**SHORT EXERCISE**
Gather up the lines with the word "that" in them.

**STORED DATA**
- - - - -

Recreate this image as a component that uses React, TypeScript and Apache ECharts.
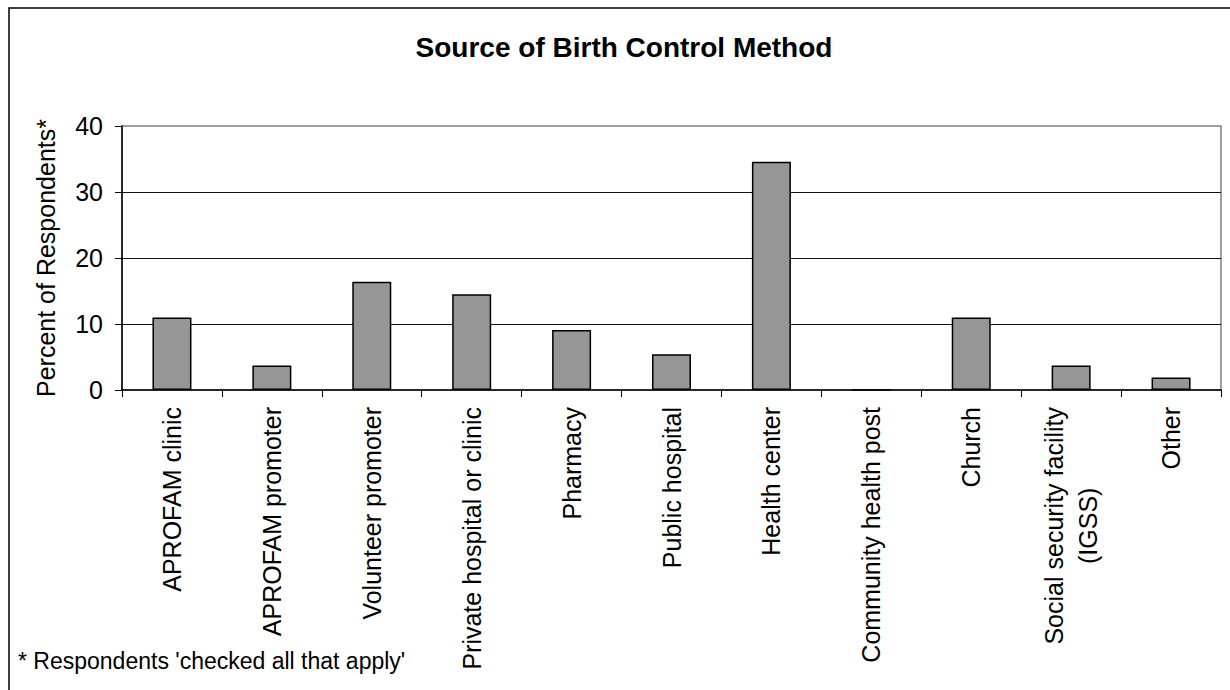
import React, { useEffect, useRef } from "react";
import * as echarts from "echarts";

const categories = [
  "APROFAM clinic",
  "APROFAM promoter",
  "Volunteer promoter",
  "Private hospital or clinic",
  "Pharmacy",
  "Public hospital",
  "Health center",
  "Community health post",
  "Church",
  "Social security facility\n(IGSS)",
  "Other",
];
const percentValues = [11.0, 3.7, 16.4, 14.5, 9.1, 5.4, 34.6, 0, 11.0, 3.7, 1.9];
const yTicks = [0, 10, 20, 30, 40];
const titleText = "Source of Birth Control Method";
const yAxisTitle = "Percent of Respondents*";
const footnote = "* Respondents 'checked all that apply'";

const FONT = "'Liberation Sans', Arial, Helvetica, sans-serif";

export default function App() {
  const ref = useRef<HTMLDivElement>(null);
  useEffect(() => {
    if (!ref.current) return;
    const chart = echarts.init(ref.current, null, { renderer: "svg" });
    chart.setOption({
      animation: false,
      backgroundColor: "#ffffff",
      textStyle: { fontFamily: FONT },
      graphic: [
        {
          type: "rect",
          shape: { x: 9, y: 8, width: 1300, height: 800 },
          style: { fill: "none", stroke: "#000", lineWidth: 1.5 },
          silent: true,
        },
        {
          type: "text",
          x: 624,
          y: 47,
          style: {
            text: titleText,
            fontFamily: FONT,
            fontSize: 28,
            fontWeight: "bold",
            fill: "#000",
            align: "center",
            verticalAlign: "middle",
          },
        },
        {
          type: "text",
          x: 18,
          y: 661,
          style: {
            text: footnote,
            fontFamily: FONT,
            fontSize: 23,
            fill: "#000",
            align: "left",
            verticalAlign: "middle",
          },
        },
      ],
      grid: {
        left: 122,
        right: 9,
        top: 126,
        bottom: 300,
        show: true,
        borderColor: "#808080",
        borderWidth: 1.5,
        backgroundColor: "transparent",
      },
      xAxis: {
        type: "category",
        data: categories,
        boundaryGap: true,
        axisLine: { show: true, lineStyle: { color: "#000", width: 1.5 } },
        axisTick: { show: true, length: 7, lineStyle: { color: "#000", width: 1 } },
        axisLabel: {
          rotate: 90,
          interval: 0,
          margin: 17,
          color: "#000",
          fontSize: 25,
          fontFamily: FONT,
          formatter: (v: string) =>
            v
              .split("\n")
              .map((s) => `{c|${s}}`)
              .join("\n"),
          rich: {
            c: {
              align: "center",
              fontSize: 25,
              fontFamily: FONT,
              color: "#000",
              lineHeight: 34,
            },
          },
        },
      },
      yAxis: {
        type: "value",
        min: yTicks[0],
        max: yTicks[yTicks.length - 1],
        interval: 10,
        name: yAxisTitle,
        nameLocation: "middle",
        nameGap: 64,
        nameTextStyle: { fontSize: 25, color: "#000", fontFamily: FONT },
        axisLine: { show: true, lineStyle: { color: "#000", width: 1.5 } },
        axisTick: { show: true, length: 7, lineStyle: { color: "#000", width: 1 } },
        axisLabel: { fontSize: 25, color: "#000", margin: 19, fontFamily: FONT },
        splitLine: {
          show: true,
          showMinLine: false,
          showMaxLine: false,
          lineStyle: { color: "#111", width: 1 },
        },
      },
      series: [
        {
          type: "bar",
          data: percentValues,
          barWidth: 39,
          itemStyle: { color: "#969696", borderColor: "#000", borderWidth: 1.5 },
        },
      ],
    });
    return () => chart.dispose();
  }, []);
  return (
    <div
      ref={ref}
      style={{ position: "fixed", left: 0, top: 0, width: 1230, height: 690 }}
    />
  );
}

- - - - -

**EXERCISE ANSWER**
Recreate this image as a component that uses React, TypeScript and Apache ECharts.
const footnote = "* Respondents 'checked all that apply'";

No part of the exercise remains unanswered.